Navigational Light

They for ever flash in the darkness, guiding navigators to safe waters.

Navigational lights are lights placed on buoys, lighthouses, lightships, beacons, and structures. With the purpose to aid in the navigation of ships, boats and other vessels.

Lighthouse

Most famous are maybe lighthouses, tall towers on the edge of cliffs on remote islands, with an old man living inside a small house at the base, turning on the light at night. Unfortunately for your fantasy, not all of them are tall towers. If they are on a natural elevation they are much lower. Sometimes just a single floor with a light on top. Also, they are not always on islands, they are build along the whole shore. Where ever there was a need for a beacon to guide ships home, or around danger.

At night a lighthouse is recognised by its character. The rotating light is seen as flashes from a far, the time between the flashes can be counted and by that a lighthouse is identified.

At day a lighthouse can be recognised by its shape, or by the colouring, those red and white bands aren't only there to look good.

This information about the lighthouses is printed on the charts, often even a small line drawing of the lighthouse is included. In addition to that, their light characters and other identifiers are listed in several books ships carry. Including the List of Lights and the so called pilots. The latter are full of detailed descriptions of ports and passages.

Lightship

Lightships are best described as floating light houses. They were used where the water was too deep to build a lighthouse. Sturdy hulls with a tall tower mast with a light on top, often painted bright red. With their name in large letters spanning the whole side of the ship. They usually didn't have a propulsion system of their own, and were towed to their station. They're anchored with large anchors with extra heavy chain.

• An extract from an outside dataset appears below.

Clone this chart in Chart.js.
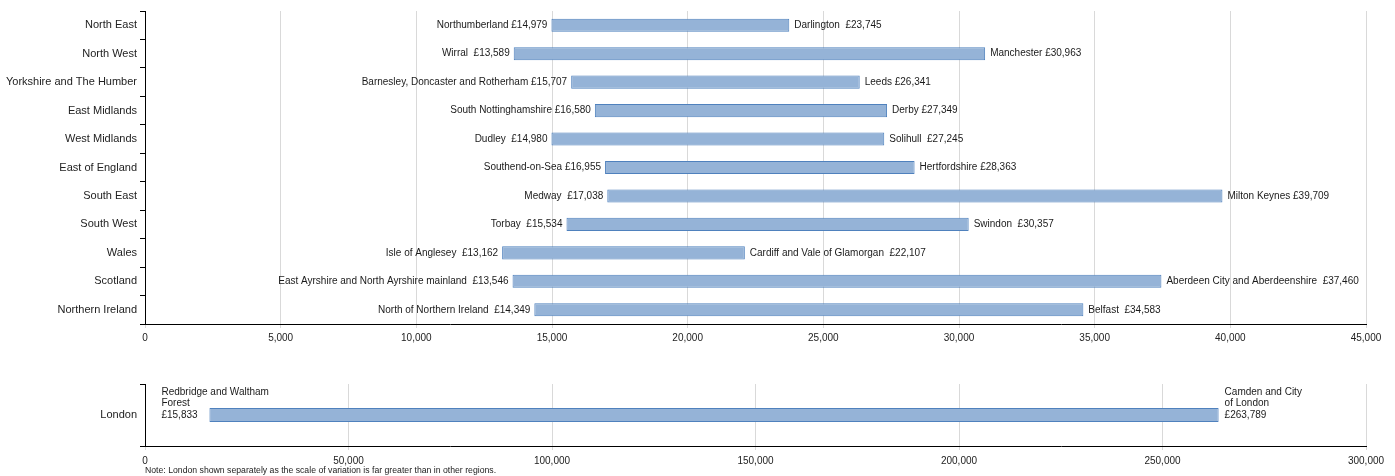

Often multiple anchors were used.

Nowadays lightships are a thing of the past. Technology has advanced. There are more buoys at sea to guide ships, better maps, and better navigation equipment. Light ships were placed where buoys were thought to be insufficient. And often the lightship was the only light. Nowadays there could be a whole row of buoys with lights around a sand bank.

Most often light ships where manned, to maintain the light, and sometimes they also functioned as a radio (relay) station for the coastguard.

Records show that lightships were already in use in the Roman times.

Aground

The Narwhal approached the channel at night. Ideally they would've come to this unknown harbour at daytime, but the nature of their business forced them otherwise. The red lights of the buoys flashed randomly ahead, and the helmsman steered to the side of them, confident that the single line of buoys guided him into the channel.

It was after they had passed the second buoy that suddenly the vessel started shaking, a loud scratching sound could be heard from down in the ship. And the speed dropped to zero.

Freaking Frigate! They had run aground.

What the hell? How did that happen? A quick look on the chart showed them their mistake. In this part of the worlds the red and the green buoys were on the other side of the channel! Then what they were used to. Damn it, why couldn't humans across the world not agree on something for a change?

Fortunatly for the Narwhal the tide was with them, and ten minutes later the incoming flood tide had lifted them off the sandy bottom and they quickly moved the ship to the other side of the red buoys, into the dredged channel.

Related Items

Buoy

Buoys are small floating objects anchored with a chain at the sea bottom. In the past made of wood, later steel, and nowadays often plastic. Often you find them coloured red or green, showing the sides of a (dredged) channel. Some are red and white, while others are yellow and black.

The red and green buoys, if they have lights, have lights of a colour that matches their paint scheme. So to easily identify on which side of the fairway they are. Along a fairway, they all flash in a different pattern to make it possible to identify them. A lot of times not every buoy on a stretch has a light.

The red and white stripped buoys are often found far from the coast. They are the last, or first, buoy in the system, it's the "safe navigation" buoy, indicating that from that point sailors can sail any direction they like, it should all be deep enough and safe to navigate.

These safe navigation buoys are topped with a white light that blinks slowly.

The yellow and black buoys are what is known as Cardinal buoys. They mark that a danger is North, East, South or West of them. The way they are panted in bands of yellow and black tells a sailor which one is which.

At night, these cardinal buoys blink in a very specific manner, not easily confused with another buoy. All cardinals of the same type (N,E,S or W) blink the same.

All buoys are in our modern times equipped with solar panels and batteries, to keep the light operational. This technological advancement is what also pushed the light ships out of business

Beacon

Beacons are land-based structures, but not light houses. Beacons are the lights on the end of a peer, on top of a breakwater, or indicating the harbour entrance. They can have a red or green light, if there is a safe passage on a side of them. Or a yellow light.